Ninety-four-year-old UNM alumna Concha Ortiz y Pino de Kleven has led a remarkable life, chronicled in a new, authorized biography by Kathryn Cordova titled, “¡Concha! Concha Ortiz y Pino: Matriarch of a 300-Year-Old New Mexico Legacy.” De Kleven and Cordova will appear at a book signing on Sunday, Dec. 12 from noon to 4 p.m. at the National Hispanic Cultural Center in Albuquerque.
Concha Ortiz y Pino de Kleven attended UNM as an older student after she helped pass legislation to establish the School of Inter-American Affairs. She enrolled at the school in 1942 at the age of 32 and became its first graduate. She was also a UNM faculty wife in the 1940s and ’50s, a college dean, the third woman elected to the New Mexico Legislature at the age of 26, the first woman ever elected majority whip in a state legislature, and during her tenure, helped pass significant legislation involving public school funding, bilingual education and women’s rights.
Five U.S. presidents appointed her to national councils and commissions; she was a board member of more than 60 organizations, including one of the original members of the New Mexico Arts Commission; she was inducted into the New Mexico Women’s Hall of Fame; Vista magazine designated her “Latina of the Century” in 1999, and a state building at 130 South Capitol Street was named for her this past summer.
Gran Via, Inc., the Santa Fe-based publisher of the Hispanic cultural quarterly magazine La Herencia, is publishing de Kleven’s biography; La Herencia’s Editor/Publisher, Ana Pacheco, said she decided to do “this book project about Concha’s life because she is truly a state treasure, and I want her to enjoy this tribute while she is still with us.
Her family’s history is woven into the fabric of New Mexico, and she has served this state consistently and unselfishly for decades. As Governor Richardson said when he dedicated the former National Education Association building in her name last August, throughout her life Concha ‘has worked to provide opportunities for her fellow citizens, she has fought for equality for women, and she has opened many doors that previously had been closed to her gender.’”
Ms.
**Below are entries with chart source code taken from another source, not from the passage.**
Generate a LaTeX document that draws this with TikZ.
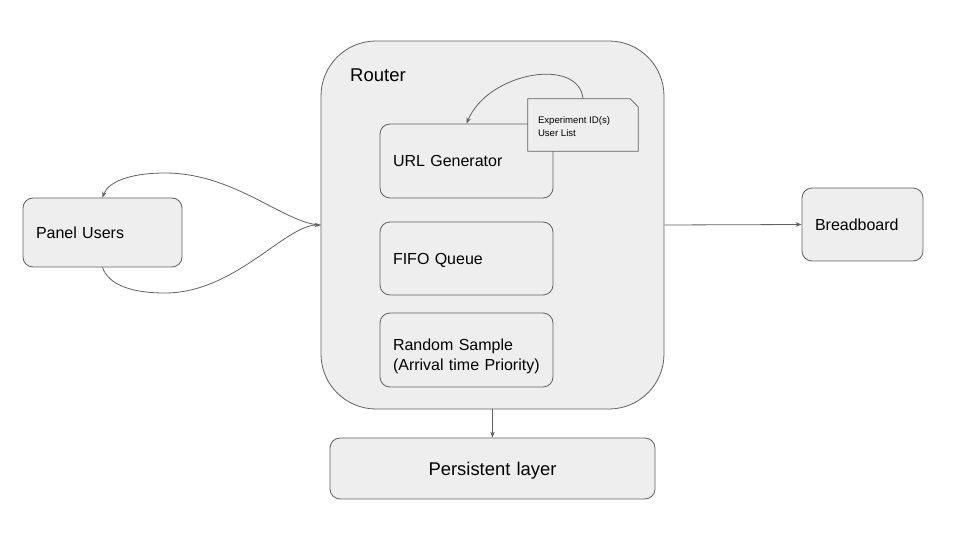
\documentclass[tikz,border=0pt]{standalone}
\usepackage{fontspec}
\setmainfont{Liberation Sans}
\usetikzlibrary{arrows.meta}

\colorlet{edgegray}{black!62}
\definecolor{boxfill}{HTML}{EEEEEE}

\tikzset{
  box/.style={draw=edgegray, fill=boxfill, line width=0.8pt, rounded corners=10pt,
    text width=#1, inner xsep=13pt, inner ysep=0pt, align=left,
    font=\fontsize{16}{19}\selectfont},
  oneline/.style={text depth=0pt},
  flow/.style={draw=edgegray, line width=0.8pt, -{Stealth[length=6pt,width=4.5pt]}},
}

\begin{document}
\begin{tikzpicture}[x=1pt, y=-1pt]
  \useasboundingbox (0,0) rectangle (960,540);

  %--- Router container ---
  \node[draw=edgegray, fill=boxfill, line width=0.8pt, rounded corners=55pt,
        minimum width=343pt, minimum height=368pt] (router) at (492.5,225) {};
  \node[anchor=west, inner sep=0pt, font=\fontsize{18.5}{22}\selectfont] (routerlbl) at (350,75) {Router};

  %--- inner stages ---
  \node[box=147pt, oneline, minimum height=74pt] (urlgen) at (466.5,161)   {URL Generator};
  \node[box=147pt, oneline, minimum height=73pt] (fifo)   at (466.5,258.5) {FIFO Queue};
  \node[box=147pt, text depth=10pt, minimum height=74pt, font=\fontsize{16}{19.5}\selectfont]
    (sample) at (466.5,350) {Random Sample\\(Arrival time Priority)};

  %--- note with folded corner ---
  \node[minimum width=110pt, minimum height=52pt] (note) at (583,125) {};
  \filldraw[fill=boxfill, draw=edgegray, line width=0.8pt]
    (note.north west) -- ([xshift=-8pt]note.north east) -- ([yshift=-8pt]note.north east)
    -- (note.south east) -- (note.south west) -- cycle;
  \node[anchor=west, align=left, inner sep=0pt, font=\fontsize{9.6}{13}\selectfont] (notetxt)
    at ([xshift=10pt,yshift=-2pt]note.west) {Experiment ID(s)\\User List};

  %--- outside boxes ---
  \node[box=133pt, oneline, minimum height=69pt] (panel)  at (102.5,232.5) {Panel Users};
  \node[box=95pt, oneline, minimum height=73pt] (bboard) at (862.5,224.5) {Breadboard};
  \node[box=299pt, oneline, minimum height=61pt, align=center, font=\fontsize{18.4}{22}\selectfont]
    (persist) at (492.5,468.5) {Persistent layer};

  %--- connectors ---
  \draw[flow] (note.north) .. controls +(-4,-42) and +(22,-52) .. (urlgen.north);
  \draw[flow] (router.west) .. controls (285,224) and (235,173) .. (165,173)
    .. controls (130,173) and (108,182) .. (panel.north);
  \draw[flow] (panel.south) .. controls (108,284) and (130,293) .. (165,293)
    .. controls (235,293) and (285,225) .. (router.west);
  \draw[flow] (router.east) -- (bboard.west);
  \draw[flow] (router.south) -- (persist.north);

\end{tikzpicture}
\end{document}
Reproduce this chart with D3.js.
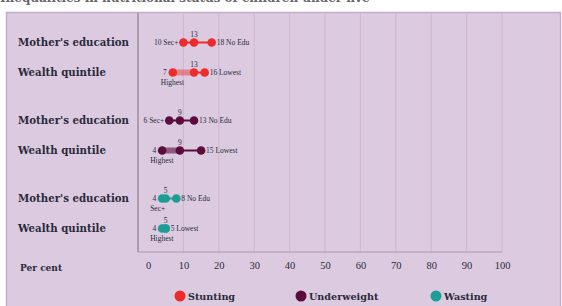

Pacheco also said that the 200-page biography contains 170 photographs (many never published before), a foreword by Governor Richardson, a Spanish-language summary at the beginning of each chapter, and a genealogy of the Ortiz y Pino family.
Cordova is a part time instructor at the Taos and Los Alamos branches of the University of New Mexico where she helped establish an associate program in communications and journalism. She is the author of four books and has received several education and publication awards.